On the GOOD side of all of that, the dances are So Much Fun and we are SO DAMN AWESOME so if you are local to Seattle, and like to watch fun dancers kicking All The Ass, you should be ready to buy your tickets for the show. The show – TAKE||PAUSE – will be June 12-13, tickets on sale May 1st, and there will be jazz, modern, Broadway, ballet, hip-hop, and tap dancing in it. I’m in 3 pieces – well, 5. Well, 3. Well, it depends on how you count. I’m in one jazz, one modern, and one Broadway jazz, but that Broadway is really 3 pieces, that were going to be a medley, but due to costume changes and other constraints, are now spread throughout the show. So it’s kind of 3 pieces, although for rehearsal purposes it’s 1. We’re dancing the Chorus Line audition piece, part of All That Jazz, and Too Darn Hot – and we are so very Broadway, with All The Cheese. (Our upcoming t-shirt: “If it gets too pretty, it loses the cheese.”) You will love it. The modern piece has started rehearsing now, and there’s going to be some fun partnering in it (I need stronger quads right now, holy shmolies), and the jazz is going very well, lots of Charleston type moves and spins.
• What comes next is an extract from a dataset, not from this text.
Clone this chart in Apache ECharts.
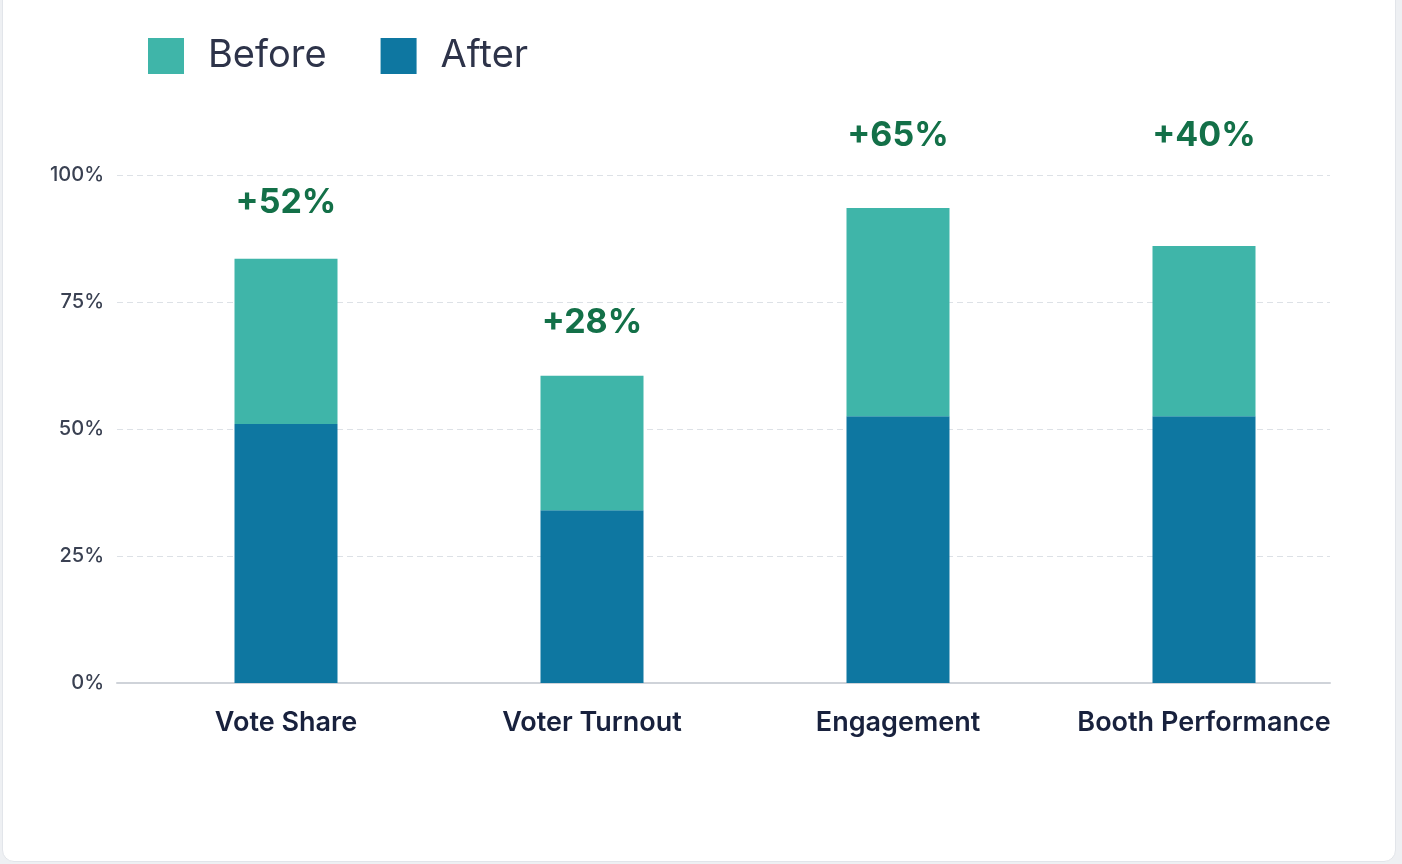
<!DOCTYPE html>
<html>
<head>
<meta charset="utf-8">
<script src="https://cdn.jsdelivr.net/npm/echarts@6/dist/echarts.min.js"></script>
<style>
  html, body { margin: 0; padding: 0; background: #eef0f3; }
  #card { position: absolute; left: 2px; top: -12px; width: 1392px; height: 872px; background: #ffffff; border: 1px solid #e2e5ea; border-radius: 12px; }
  #chart { position: absolute; left: 0; top: 0; width: 1402px; height: 864px; }
</style>
</head>
<body>
<div id="card"></div>
<div id="chart"></div>
<script>
const categories = ['Vote Share', 'Voter Turnout', 'Engagement', 'Booth Performance'];
const afterValues = [51, 34, 52.5, 52.5];
const beforeValues = [32.5, 26.5, 41, 33.5];
const changeLabels = ['+52%', '+28%', '+65%', '+40%'];
const changeLabelLevels = [94.5, 71, 107.7, 107.7];
const yTicks = [0, 25, 50, 75, 100];

const TEAL = '#3fb5a9';
const BLUE = '#0e77a1';
const FONT = 'Inter, "Noto Sans", sans-serif';

const chart = echarts.init(document.getElementById('chart'), null, { renderer: 'canvas' });

chart.setOption({
  animation: false,
  textStyle: { fontFamily: FONT },
  legend: {
    left: 143, top: 32,
    itemWidth: 36, itemHeight: 36, itemGap: 54,
    icon: 'rect',
    data: ['Before', 'After'],
    textStyle: { fontSize: 38, color: '#2d3349', fontFamily: FONT, padding: [0, 0, 0, 19] }
  },
  grid: [
    { left: 117, right: 72, top: 175, bottom: 181 },
    { left: 133, right: 45, top: 175, bottom: 181 }
  ],
  xAxis: [
    {
      type: 'category', gridIndex: 0, data: categories,
      axisLine: { lineStyle: { color: '#cfd3d9', width: 2 } },
      axisTick: { show: false }, axisLabel: { show: false }
    },
    {
      type: 'category', gridIndex: 1, data: categories,
      axisLine: { show: false }, axisTick: { show: false },
      axisLabel: { interval: 0, fontSize: 27, fontWeight: 600, color: '#18213d', margin: 26, fontFamily: FONT }
    }
  ],
  yAxis: [
    {
      type: 'value', gridIndex: 0, min: yTicks[0], max: yTicks[yTicks.length - 1], interval: 25,
      axisLine: { show: false }, axisTick: { show: false },
      axisLabel: { formatter: '{value}%', fontSize: 20, fontWeight: 500, color: '#3a4152', margin: 13 },
      splitLine: { show: true, lineStyle: { color: '#dde1e6', type: [6, 4], width: 1 } }
    },
    {
      type: 'value', gridIndex: 1, min: yTicks[0], max: yTicks[yTicks.length - 1], interval: 25,
      show: false, splitLine: { show: false }
    }
  ],
  series: [
    {
      name: 'After', type: 'bar', stack: 'total', xAxisIndex: 1, yAxisIndex: 1,
      barWidth: 103, data: afterValues, itemStyle: { color: BLUE }
    },
    {
      name: 'Before', type: 'bar', stack: 'total', xAxisIndex: 1, yAxisIndex: 1,
      barWidth: 103, data: beforeValues, itemStyle: { color: TEAL }
    },
    {
      name: 'change', type: 'scatter', xAxisIndex: 1, yAxisIndex: 1, clip: false,
      symbolSize: 1, itemStyle: { color: 'rgba(0,0,0,0)', opacity: 1 },
      data: categories.map((c, i) => [c, changeLabelLevels[i]]),
      label: {
        show: true, position: 'inside', opacity: 1,
        formatter: p => changeLabels[p.dataIndex],
        fontSize: 34, fontWeight: 'bold', color: '#137048', fontFamily: FONT
      },
      silent: true
    }
  ]
});
</script>
</body>
</html>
My knees hate me, but I’m working on them.

Writing-wise, this past month was partially a bust. I blame being sick for so long. I did get some done, and I had a breakthrough of some pretty cool proportions. I spoke with Fabulous Editor Jak ™ about all of it over the weekend, and I’m going to go ahead with my breakthrough and follow the story. It’s a little nerve-wracking, but I’m still working, and still plugging away on it. If I think too hard about how much further there is to go, I get overwhelmed and it all stops. So I have to just keep working on groups of scenes and hope it all strings together into some kind of coherent whole in the end. I feel like I sort of almost kind of know what I might be doing. Ish. Which is about par for the course for writing, so I guess it’s going well.

So that’s the rather long State of the Lindsey wrap-up report for the month of March and beginning of April. I’d better get back to it – it being All the Things. Get to writing, people, and take your dance breaks, and Rock On.